In the case of Hale v. Smith (78 N. Y. 483), it is held that in cases where contributory negligence may be claimed, it is incumbent upon the plaintiff to satisfy the jury by a preponderance of proof, and it is said that the absence of contributory negligence is part of the plaintiff’s case, and the burden of satisfying the jury upon that point rests upon him. Where there is no proof either way upon that subject, the jury cannot find that the plaintiff has established that he has not been guilty of contributory negligence ; and the same is true where the evidence renders it uncertain in regard to that subject.

Now what evidence is there in the plaintiff’s case going to show that he was not guilty of contributory negligence ? What care or caution did he exercise in approaching this hoistway?

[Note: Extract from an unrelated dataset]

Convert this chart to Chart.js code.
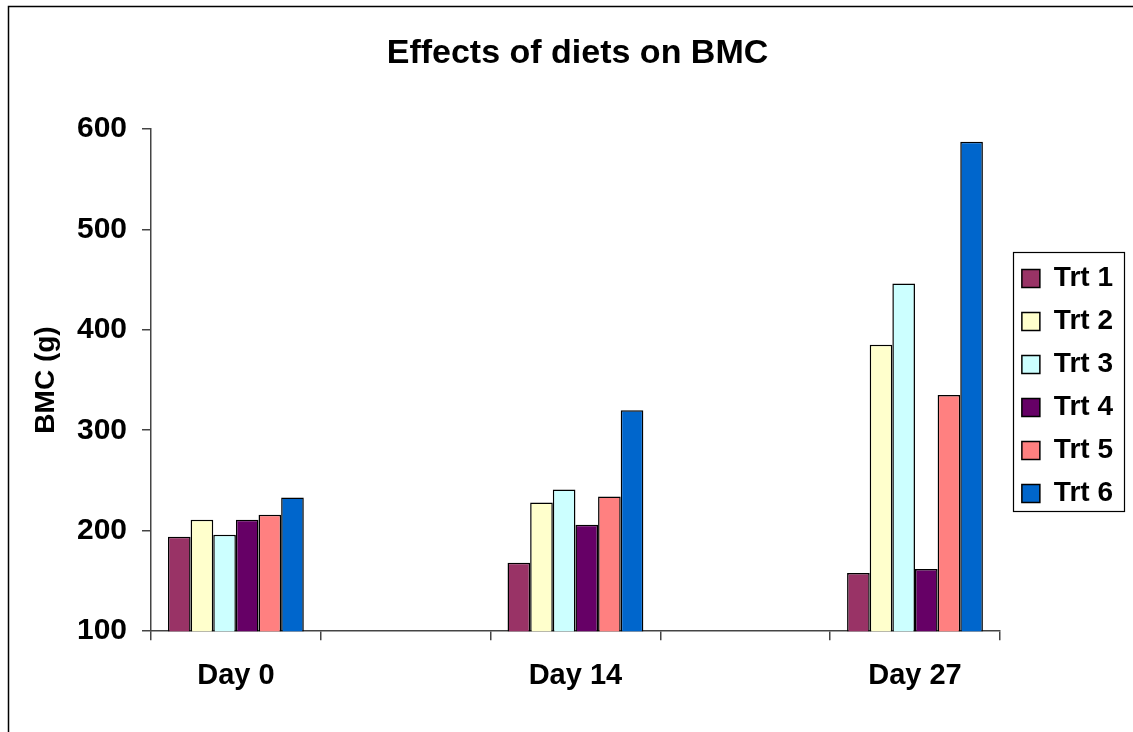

He knew that the hoistway was there; he had been accustomed to see it; and although the proof is not positive upon that point, the fair inference to be drawn therefrom is that he knew that the hoistway was used for the hoisting of goods ; and yet, because he had seen the hoistway closed, between twelve and one o’clock, at four o’clock he rushes to it without looking to see whether it is open or closed, and looking up instead of looking down to see where he was going, he walks right into the hoistway and falls down.

It is difficult to see where ordinary prudence or caution was exercised under such circumstances. We are not at all *339left in doubt as to what the inference to be drawn from such circumstances is. In the case in 52 N. Y. (Totten v. Phipps), the party injured was the occupant of the upper lofts of the building, the first floor of which was occupied by the defendants, in the hall-way of which was a trap-door which went across almost the entire hall-way. This door the defendants had been accustomed to keep shut during the night. The party injured having had occasion to go after nine o’clock to his lofts, entered the liall-way in the dark, and the hoistway being opened he walked into it and fell. The court held in that case that, as matter of law, he was nqt guilty of negligence because, although he knew the hoistway was there, yet, knowing that it was the custom to close the hoistway at night, he had a right to assume that the hallway was in a fit condition for passage at the time at which he entered ; and that if the deceased had walked into the opening in daylight, he would have been chargeable with negligence within the rule, because the ordinary use of his senses would have prevented it, and he would have been at fault. Applying this principle to the case now before the court, it is clear that if the plaintiff had used his senses and looked to see whether this hoistway was open, he could have avoided the accident, because the evidence shows that the accident occurred because of the assumption upon the part of the plaintiff that the hoistway was closed; and the counsel for the plaintiff seems to have laid great stress upon the establishment of the proposition that he had seen the hoistway closed between twelve and one o’clock of the day upon which he was injured.

I have been unable to find any evidence of ordinary care or caution upon the part of the plaintiff in approaching this hoistway ; and as the jury had no right without evidence to infer that he had used ordinary care and prudence, their verdict for the want of such proof must necessarily be set aside.

We are of the opinion, therefore, that the case contains no preponderance of evidence going to show, but that if the plaintiff had exercised ordinary care and caution, and had not assumed that the hoistway was closed, instead of looking to *340see whether it was open or not, no accident would have occurred. The judgment must therefore be reversed, and a new trial ordered, with costs to abide event.

J. F. Daly, J., concurred.

Judgment reversed and new trial ordered, with costs to abide event.